At least 900 overseas Filipino workers (OFWs) have run away from their employers in Taiwan. Most of them were directly or illegally hired and came to the capital assuming a different identity.
At least 900 overseas Filipino workers (OFWs) have run away from their employers in Taiwan. Most of them were directly or illegally hired and came to the capital assuming a different identity.
OFWs complained of a language barrier, employer abuse and not being paid, said Manila Economic and Cultural Office (Meco) Chairman Antonio Basilio. Many of them have endured abuse for fear of deportation.
"Less than one per cent of the total population of OFWs ran away from their bosses," said Basilio.
While waiting for their papers to be processed and their repatriation to the Philippines, the OFWS are staying at the Overseas Workers' Welfare Administration Centre located near the Meco, the country's adhoc consular office.
The Philippine government has adopted a one-China policy and does not have diplomatic ties with Taiwan.
Most domestic helpers receive an average of $294 (P15,000) as salary. Owing to Taiwan's sliding economy, the number of OFWs went down from 120,000 to 90,000. Four thousand of them are maids and the rest work in factories.
Meanwhile, Senator Aquilino Pimentel called for more aggressive training for OFWs. The country's export of Filipino domestic helpers has been threatened by Indonesia's policy to send out well-trained and better behaved domestic helpers.
"The government should have a new policy on training OFWs. The labour department should address the emerging skill req-uirements for workers abroad," said Pimentel, adding: "The Philippine government should also expand its OFW market and inspire the private sector to be more aggressive in looking for quality placements for professional OFWs."

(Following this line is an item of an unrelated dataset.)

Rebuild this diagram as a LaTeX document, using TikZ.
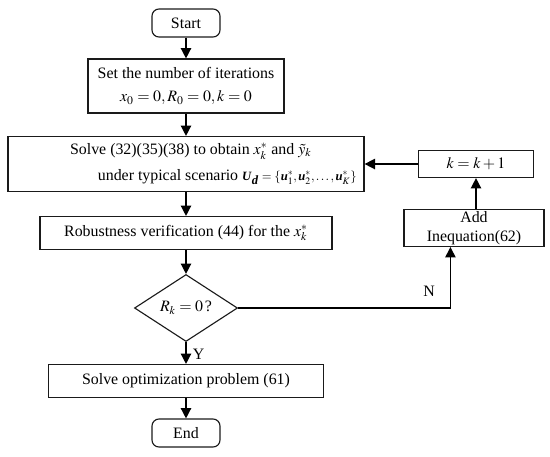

The sharp decline of dollar remittances from OFWs for the past three years could be traced to the increasing competitiveness of Indonesian domestic helpers in Hong Kong, said Pimentel.
For the first 10 months of 2001, OFWs sent home $4.84 billion, 5 per cent lower than the $5.1 billion they remitted during the same period in 2000. The 2000 figure is 13 per cent lower than the $5.87 billion sent home by OFWs during the same period in 1999, Central Bank records showed.
The Philippines' 83 per cent share in the Hong Kong market for domestic helpers in 1997 slipped to 71 per cent in 2000. Indonesian workers grew by 345 per cent in seven years, according to the records of the Federated Association of Manpower Exporters.
Indonesia has provided intensive training programmes to its workers, resulting in their increasing presence in Hong Kong, sources said.
Labour Secretary Patricia Sto. Tomas expressed optimism that a lower regional trial court will soon allow the labour department to implement its proposed capital hike as a requirement in accrediting recruiters of OFWS.
"The labour department wanted the new rules implemented in February. The court's ruling will delay us by 20 more days. This will give us a chance to articulate our final position. I am confident that the court will rule in our favour," Sto. Tomas said.
Judge Jose Paneda of Quezon City Regional Trial Court (branch 220) granted on Thursday the petition of the Asian Recruitment Council of the Philippines Chapter Inc. (Arcophil) to stop the labour department from requiring recruiters to have higher capital from $19,607 to $39,250.
The judge said the labour department should uphold the Migrant Workers Act and Overseas Filipinos Act of 1995 which called for deregulation of recruitment activities.
Recruiters complained that the labour department's proposed capital hike are "anti-small enterprise".
The Philippine Overseas Employment Agency (POEA) drafted the new rules because 70 per cent of the complaints they have received from overseas workers are recruiter-related.
Deregulation is not equivalent to doing away with the rules, but a way to cut down on bureaucratic red tape, said Sto. Tomas, adding: "The court's recent ruling will leave the OFWS at the mercy of the recruiters."